* The records
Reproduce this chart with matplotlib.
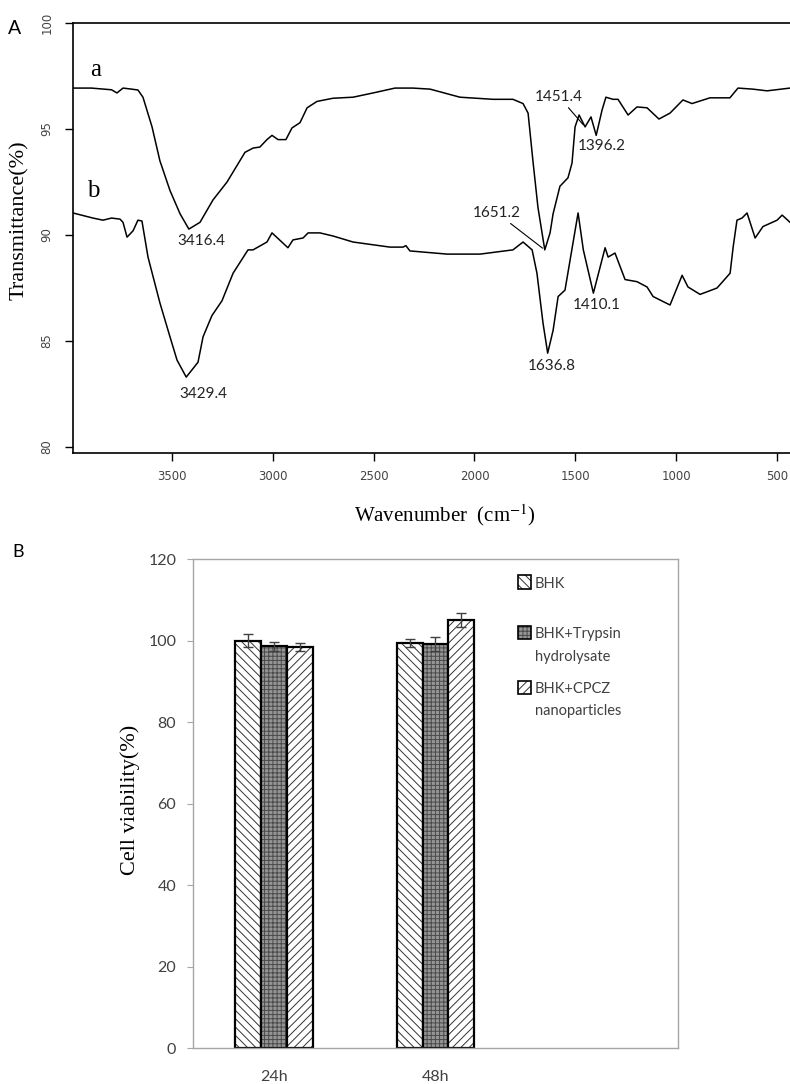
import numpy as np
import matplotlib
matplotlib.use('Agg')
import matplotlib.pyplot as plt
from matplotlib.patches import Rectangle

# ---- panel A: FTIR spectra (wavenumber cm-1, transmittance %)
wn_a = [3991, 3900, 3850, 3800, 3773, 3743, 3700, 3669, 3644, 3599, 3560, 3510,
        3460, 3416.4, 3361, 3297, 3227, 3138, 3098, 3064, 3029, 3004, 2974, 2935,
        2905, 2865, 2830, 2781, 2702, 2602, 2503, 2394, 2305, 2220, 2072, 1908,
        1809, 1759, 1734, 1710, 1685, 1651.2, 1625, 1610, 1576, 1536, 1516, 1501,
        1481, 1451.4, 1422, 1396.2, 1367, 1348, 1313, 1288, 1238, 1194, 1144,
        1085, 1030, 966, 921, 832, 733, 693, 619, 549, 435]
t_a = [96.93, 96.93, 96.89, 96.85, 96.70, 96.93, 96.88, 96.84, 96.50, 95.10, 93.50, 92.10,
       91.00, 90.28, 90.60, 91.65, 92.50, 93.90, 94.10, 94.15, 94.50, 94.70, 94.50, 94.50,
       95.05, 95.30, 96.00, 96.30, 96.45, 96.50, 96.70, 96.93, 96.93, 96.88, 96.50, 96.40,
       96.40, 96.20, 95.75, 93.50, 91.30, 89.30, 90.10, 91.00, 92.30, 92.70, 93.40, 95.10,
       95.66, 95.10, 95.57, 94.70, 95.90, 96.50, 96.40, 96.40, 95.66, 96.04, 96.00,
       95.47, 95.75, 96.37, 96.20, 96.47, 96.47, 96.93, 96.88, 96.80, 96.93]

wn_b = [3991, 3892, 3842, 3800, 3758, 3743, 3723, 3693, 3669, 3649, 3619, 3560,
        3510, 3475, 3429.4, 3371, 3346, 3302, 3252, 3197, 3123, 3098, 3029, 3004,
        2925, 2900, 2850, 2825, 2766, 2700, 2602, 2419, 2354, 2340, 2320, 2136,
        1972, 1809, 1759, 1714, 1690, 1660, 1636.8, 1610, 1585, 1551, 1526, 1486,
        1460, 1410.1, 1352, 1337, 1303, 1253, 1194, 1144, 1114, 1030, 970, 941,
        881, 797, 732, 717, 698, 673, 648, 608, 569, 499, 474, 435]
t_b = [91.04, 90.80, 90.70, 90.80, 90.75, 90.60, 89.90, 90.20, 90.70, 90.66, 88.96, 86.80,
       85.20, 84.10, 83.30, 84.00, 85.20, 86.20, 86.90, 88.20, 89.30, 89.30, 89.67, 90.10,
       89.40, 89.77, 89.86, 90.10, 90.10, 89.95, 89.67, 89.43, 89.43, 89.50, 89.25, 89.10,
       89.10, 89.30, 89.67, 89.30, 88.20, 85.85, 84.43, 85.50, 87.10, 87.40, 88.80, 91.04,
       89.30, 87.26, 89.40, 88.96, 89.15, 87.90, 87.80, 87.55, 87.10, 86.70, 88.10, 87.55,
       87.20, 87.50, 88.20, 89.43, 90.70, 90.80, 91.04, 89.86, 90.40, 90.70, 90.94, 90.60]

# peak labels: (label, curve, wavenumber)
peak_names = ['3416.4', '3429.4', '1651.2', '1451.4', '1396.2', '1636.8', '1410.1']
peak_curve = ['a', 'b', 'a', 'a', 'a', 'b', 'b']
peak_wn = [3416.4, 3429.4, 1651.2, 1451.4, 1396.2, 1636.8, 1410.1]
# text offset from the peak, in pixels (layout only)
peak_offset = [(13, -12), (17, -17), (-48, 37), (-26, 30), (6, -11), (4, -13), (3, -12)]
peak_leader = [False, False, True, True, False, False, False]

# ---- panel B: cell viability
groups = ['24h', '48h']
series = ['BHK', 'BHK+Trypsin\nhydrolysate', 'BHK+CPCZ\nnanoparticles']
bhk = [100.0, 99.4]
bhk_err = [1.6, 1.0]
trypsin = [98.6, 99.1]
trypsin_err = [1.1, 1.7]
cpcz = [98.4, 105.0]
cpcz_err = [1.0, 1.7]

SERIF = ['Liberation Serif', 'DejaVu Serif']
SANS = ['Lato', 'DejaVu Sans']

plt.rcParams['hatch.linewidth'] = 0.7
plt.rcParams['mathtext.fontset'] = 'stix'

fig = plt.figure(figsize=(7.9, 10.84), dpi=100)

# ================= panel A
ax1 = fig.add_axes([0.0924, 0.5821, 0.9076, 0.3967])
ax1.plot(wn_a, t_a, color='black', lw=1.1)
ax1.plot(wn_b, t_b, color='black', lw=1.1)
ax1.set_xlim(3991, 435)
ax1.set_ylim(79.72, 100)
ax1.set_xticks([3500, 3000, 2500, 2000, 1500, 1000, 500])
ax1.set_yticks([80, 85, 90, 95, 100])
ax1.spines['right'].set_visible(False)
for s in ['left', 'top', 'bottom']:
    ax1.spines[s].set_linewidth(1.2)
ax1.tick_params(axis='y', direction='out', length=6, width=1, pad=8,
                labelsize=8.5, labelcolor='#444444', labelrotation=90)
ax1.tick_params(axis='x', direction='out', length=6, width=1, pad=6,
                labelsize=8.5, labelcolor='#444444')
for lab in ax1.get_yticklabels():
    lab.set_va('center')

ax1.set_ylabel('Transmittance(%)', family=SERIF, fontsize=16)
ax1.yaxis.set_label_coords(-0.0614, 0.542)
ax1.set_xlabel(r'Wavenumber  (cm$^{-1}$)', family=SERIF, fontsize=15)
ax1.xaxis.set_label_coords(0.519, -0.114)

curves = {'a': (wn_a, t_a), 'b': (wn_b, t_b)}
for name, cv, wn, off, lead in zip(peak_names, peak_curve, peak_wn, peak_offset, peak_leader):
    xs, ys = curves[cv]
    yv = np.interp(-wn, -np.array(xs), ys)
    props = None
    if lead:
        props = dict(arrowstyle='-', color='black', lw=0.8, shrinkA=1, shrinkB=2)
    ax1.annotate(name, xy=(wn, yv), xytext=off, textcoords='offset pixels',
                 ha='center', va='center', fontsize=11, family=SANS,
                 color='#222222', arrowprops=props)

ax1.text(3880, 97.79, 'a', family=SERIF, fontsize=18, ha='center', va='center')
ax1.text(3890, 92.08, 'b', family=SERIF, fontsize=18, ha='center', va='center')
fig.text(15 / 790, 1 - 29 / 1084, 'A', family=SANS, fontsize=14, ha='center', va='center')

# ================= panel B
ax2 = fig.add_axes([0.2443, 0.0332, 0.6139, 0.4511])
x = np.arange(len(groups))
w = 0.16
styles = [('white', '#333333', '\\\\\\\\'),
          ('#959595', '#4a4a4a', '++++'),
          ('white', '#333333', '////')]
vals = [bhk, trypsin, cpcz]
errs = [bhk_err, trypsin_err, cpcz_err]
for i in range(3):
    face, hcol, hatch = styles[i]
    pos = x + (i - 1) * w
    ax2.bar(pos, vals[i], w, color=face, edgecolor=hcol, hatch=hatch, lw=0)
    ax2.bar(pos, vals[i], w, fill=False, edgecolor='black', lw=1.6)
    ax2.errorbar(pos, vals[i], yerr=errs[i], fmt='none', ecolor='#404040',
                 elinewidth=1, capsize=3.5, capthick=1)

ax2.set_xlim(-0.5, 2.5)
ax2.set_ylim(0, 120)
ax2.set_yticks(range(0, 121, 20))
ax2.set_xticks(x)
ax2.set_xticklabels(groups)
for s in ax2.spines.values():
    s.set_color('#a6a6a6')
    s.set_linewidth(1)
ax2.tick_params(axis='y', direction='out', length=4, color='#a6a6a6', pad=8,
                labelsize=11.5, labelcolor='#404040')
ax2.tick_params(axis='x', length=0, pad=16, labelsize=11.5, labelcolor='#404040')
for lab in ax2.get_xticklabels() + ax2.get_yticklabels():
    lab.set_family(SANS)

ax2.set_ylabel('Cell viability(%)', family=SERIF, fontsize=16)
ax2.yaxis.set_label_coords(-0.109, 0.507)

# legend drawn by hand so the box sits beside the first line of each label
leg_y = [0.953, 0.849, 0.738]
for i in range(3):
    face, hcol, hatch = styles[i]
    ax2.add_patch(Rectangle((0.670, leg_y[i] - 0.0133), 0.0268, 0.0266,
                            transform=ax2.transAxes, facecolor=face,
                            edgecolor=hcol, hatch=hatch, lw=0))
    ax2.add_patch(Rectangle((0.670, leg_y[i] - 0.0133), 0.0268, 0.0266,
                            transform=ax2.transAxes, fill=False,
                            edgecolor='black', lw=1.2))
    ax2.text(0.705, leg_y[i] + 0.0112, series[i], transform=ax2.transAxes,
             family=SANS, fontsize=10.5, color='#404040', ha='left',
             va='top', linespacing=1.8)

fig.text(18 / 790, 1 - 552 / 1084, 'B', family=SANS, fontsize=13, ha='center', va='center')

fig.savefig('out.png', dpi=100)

* * *

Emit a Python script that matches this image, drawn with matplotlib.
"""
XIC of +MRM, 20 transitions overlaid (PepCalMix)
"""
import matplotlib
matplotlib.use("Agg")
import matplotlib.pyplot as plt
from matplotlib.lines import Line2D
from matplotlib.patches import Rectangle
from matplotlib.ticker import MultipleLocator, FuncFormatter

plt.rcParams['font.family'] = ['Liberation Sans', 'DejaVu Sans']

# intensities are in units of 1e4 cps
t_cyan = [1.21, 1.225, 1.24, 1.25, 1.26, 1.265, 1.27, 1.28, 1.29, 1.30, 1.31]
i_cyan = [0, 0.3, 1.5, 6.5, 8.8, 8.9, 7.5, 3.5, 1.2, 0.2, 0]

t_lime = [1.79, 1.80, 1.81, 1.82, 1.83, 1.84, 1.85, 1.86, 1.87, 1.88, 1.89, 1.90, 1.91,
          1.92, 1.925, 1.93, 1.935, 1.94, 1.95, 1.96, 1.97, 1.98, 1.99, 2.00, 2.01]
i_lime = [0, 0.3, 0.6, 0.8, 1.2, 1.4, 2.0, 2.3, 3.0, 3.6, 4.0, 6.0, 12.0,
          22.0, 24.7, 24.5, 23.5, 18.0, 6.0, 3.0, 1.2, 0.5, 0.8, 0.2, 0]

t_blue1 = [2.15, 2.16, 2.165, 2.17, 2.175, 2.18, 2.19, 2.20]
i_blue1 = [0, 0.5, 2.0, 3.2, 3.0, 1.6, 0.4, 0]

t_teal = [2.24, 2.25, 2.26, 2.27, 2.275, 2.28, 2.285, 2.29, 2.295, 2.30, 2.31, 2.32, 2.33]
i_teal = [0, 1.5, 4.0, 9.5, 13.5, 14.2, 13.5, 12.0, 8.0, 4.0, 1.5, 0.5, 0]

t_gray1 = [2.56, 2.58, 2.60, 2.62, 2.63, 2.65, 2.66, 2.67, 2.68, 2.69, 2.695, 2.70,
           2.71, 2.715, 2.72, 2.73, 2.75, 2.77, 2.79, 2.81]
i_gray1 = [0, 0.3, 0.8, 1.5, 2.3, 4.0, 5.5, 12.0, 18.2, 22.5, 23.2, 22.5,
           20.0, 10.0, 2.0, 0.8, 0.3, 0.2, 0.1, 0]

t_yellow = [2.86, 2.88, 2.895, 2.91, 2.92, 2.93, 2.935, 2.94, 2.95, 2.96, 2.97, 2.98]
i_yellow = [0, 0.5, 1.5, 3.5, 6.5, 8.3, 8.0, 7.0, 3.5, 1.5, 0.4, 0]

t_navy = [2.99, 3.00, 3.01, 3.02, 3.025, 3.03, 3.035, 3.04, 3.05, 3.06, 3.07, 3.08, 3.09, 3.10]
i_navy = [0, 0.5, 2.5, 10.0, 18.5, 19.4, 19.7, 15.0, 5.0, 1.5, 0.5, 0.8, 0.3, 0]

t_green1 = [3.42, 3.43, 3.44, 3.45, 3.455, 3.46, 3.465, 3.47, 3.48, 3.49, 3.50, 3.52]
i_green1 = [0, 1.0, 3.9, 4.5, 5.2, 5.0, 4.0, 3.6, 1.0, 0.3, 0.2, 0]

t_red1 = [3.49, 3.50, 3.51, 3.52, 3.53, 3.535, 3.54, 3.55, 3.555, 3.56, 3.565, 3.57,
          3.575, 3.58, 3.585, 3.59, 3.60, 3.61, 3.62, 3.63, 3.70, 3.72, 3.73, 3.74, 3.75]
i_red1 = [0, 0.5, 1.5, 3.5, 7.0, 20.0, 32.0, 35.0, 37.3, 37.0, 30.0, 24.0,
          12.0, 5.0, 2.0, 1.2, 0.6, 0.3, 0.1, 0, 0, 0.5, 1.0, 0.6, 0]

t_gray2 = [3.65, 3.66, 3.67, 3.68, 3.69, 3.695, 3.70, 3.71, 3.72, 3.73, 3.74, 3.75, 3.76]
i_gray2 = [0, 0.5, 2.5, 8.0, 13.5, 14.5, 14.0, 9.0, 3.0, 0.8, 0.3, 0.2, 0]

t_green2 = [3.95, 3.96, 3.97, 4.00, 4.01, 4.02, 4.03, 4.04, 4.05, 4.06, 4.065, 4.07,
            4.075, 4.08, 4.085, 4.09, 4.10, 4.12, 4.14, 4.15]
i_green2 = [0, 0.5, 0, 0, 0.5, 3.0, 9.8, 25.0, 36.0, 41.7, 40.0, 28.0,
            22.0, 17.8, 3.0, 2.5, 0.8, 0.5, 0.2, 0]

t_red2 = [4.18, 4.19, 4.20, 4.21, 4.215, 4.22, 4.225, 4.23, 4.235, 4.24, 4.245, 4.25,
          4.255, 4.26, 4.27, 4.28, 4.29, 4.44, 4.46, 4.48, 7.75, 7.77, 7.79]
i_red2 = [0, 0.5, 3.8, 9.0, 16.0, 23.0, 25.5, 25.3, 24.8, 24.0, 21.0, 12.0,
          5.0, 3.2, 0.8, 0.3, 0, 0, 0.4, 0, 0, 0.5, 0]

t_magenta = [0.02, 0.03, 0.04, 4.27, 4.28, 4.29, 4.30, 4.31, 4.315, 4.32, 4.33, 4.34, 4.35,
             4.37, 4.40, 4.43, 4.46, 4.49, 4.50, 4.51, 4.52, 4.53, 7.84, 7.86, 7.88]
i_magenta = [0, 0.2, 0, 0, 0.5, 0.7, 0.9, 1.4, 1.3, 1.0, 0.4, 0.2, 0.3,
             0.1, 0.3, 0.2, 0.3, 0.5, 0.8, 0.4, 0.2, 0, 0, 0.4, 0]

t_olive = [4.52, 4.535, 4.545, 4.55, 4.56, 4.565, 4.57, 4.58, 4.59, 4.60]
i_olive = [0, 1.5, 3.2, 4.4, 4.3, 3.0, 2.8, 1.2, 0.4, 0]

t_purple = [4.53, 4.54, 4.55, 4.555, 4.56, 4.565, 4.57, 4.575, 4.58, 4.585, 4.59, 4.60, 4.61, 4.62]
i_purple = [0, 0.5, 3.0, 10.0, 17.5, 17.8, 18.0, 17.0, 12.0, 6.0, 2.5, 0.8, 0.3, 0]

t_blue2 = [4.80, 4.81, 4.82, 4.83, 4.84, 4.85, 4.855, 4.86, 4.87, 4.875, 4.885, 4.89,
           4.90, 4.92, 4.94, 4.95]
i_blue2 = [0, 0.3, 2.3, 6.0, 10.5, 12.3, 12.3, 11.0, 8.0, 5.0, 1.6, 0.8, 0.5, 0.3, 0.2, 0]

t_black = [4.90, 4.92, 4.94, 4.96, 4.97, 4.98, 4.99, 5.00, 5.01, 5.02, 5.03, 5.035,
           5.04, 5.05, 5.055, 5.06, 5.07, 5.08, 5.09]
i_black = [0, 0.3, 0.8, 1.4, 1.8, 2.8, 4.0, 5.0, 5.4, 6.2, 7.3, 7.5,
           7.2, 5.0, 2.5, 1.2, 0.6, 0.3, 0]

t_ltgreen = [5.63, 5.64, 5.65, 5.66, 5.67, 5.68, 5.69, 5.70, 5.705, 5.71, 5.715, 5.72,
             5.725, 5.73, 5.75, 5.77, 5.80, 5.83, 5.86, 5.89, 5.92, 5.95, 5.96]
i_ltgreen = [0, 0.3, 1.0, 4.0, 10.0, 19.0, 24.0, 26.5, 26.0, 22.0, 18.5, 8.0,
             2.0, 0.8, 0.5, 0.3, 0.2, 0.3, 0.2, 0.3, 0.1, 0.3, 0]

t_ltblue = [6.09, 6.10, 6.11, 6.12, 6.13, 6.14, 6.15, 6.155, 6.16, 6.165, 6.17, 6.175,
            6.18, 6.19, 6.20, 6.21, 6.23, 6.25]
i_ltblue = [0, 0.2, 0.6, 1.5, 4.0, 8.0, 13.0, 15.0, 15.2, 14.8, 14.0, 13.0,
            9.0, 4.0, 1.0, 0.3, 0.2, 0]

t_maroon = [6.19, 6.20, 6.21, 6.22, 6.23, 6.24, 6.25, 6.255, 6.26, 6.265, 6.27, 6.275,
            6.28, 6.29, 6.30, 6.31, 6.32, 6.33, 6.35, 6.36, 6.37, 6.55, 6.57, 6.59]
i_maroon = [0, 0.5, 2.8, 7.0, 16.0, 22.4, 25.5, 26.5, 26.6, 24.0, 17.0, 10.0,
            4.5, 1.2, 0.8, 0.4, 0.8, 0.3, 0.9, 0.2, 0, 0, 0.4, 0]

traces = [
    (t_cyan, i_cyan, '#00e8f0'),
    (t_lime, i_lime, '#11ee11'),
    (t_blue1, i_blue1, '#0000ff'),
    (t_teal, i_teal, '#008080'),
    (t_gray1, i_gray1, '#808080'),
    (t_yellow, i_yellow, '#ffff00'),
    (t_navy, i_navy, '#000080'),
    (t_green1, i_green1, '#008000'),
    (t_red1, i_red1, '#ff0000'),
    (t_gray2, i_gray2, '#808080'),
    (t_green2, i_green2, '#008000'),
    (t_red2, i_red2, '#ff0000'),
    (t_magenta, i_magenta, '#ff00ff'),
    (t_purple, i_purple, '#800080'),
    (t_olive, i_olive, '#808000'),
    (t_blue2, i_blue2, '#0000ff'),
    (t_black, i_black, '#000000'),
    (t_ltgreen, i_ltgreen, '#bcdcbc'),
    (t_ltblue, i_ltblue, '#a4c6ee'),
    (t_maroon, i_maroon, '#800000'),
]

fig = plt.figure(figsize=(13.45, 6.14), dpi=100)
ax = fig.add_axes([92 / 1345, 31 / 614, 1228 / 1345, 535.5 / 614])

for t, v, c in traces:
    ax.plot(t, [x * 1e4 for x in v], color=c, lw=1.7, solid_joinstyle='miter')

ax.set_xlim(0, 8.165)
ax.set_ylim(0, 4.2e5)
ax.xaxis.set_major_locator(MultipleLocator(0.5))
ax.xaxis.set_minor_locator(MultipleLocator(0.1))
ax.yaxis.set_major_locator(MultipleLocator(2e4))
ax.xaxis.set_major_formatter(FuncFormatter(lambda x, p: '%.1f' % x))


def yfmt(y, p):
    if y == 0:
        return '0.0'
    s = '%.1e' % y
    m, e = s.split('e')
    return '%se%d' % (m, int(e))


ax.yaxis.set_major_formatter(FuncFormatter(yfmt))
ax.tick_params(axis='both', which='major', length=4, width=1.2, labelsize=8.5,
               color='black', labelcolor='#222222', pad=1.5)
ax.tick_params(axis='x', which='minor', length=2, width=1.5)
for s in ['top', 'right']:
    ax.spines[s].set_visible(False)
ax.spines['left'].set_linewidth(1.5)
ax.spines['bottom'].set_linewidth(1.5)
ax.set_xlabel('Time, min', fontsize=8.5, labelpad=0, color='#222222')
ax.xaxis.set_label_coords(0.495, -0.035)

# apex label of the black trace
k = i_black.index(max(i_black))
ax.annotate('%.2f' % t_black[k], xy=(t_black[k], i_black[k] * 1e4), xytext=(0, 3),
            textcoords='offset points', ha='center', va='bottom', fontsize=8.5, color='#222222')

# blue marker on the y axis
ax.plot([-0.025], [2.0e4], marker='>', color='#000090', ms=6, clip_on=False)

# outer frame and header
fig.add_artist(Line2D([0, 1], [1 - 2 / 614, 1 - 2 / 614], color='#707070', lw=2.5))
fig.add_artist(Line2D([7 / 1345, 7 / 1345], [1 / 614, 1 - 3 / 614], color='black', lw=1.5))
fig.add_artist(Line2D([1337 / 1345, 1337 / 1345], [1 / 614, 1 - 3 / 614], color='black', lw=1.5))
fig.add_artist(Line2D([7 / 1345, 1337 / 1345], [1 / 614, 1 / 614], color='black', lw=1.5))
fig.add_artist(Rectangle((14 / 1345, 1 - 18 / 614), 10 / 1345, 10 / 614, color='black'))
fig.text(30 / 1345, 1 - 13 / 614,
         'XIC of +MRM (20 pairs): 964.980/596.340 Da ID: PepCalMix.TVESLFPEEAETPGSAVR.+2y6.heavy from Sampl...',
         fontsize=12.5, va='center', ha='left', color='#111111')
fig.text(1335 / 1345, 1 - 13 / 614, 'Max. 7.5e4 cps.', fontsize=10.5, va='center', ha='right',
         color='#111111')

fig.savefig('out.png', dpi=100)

* Problem description
Exactly and only the lines from the line with "Reproduce this chart with matplotlib." to the line with "96.88, 96.80, 96.93]", both ends included, should be echoed. Do not carry over the pictures.

* Correct output
Reproduce this chart with matplotlib.
import numpy as np
import matplotlib
matplotlib.use('Agg')
import matplotlib.pyplot as plt
from matplotlib.patches import Rectangle

# ---- panel A: FTIR spectra (wavenumber cm-1, transmittance %)
wn_a = [3991, 3900, 3850, 3800, 3773, 3743, 3700, 3669, 3644, 3599, 3560, 3510,
        3460, 3416.4, 3361, 3297, 3227, 3138, 3098, 3064, 3029, 3004, 2974, 2935,
        2905, 2865, 2830, 2781, 2702, 2602, 2503, 2394, 2305, 2220, 2072, 1908,
        1809, 1759, 1734, 1710, 1685, 1651.2, 1625, 1610, 1576, 1536, 1516, 1501,
        1481, 1451.4, 1422, 1396.2, 1367, 1348, 1313, 1288, 1238, 1194, 1144,
        1085, 1030, 966, 921, 832, 733, 693, 619, 549, 435]
t_a = [96.93, 96.93, 96.89, 96.85, 96.70, 96.93, 96.88, 96.84, 96.50, 95.10, 93.50, 92.10,
       91.00, 90.28, 90.60, 91.65, 92.50, 93.90, 94.10, 94.15, 94.50, 94.70, 94.50, 94.50,
       95.05, 95.30, 96.00, 96.30, 96.45, 96.50, 96.70, 96.93, 96.93, 96.88, 96.50, 96.40,
       96.40, 96.20, 95.75, 93.50, 91.30, 89.30, 90.10, 91.00, 92.30, 92.70, 93.40, 95.10,
       95.66, 95.10, 95.57, 94.70, 95.90, 96.50, 96.40, 96.40, 95.66, 96.04, 96.00,
       95.47, 95.75, 96.37, 96.20, 96.47, 96.47, 96.93, 96.88, 96.80, 96.93]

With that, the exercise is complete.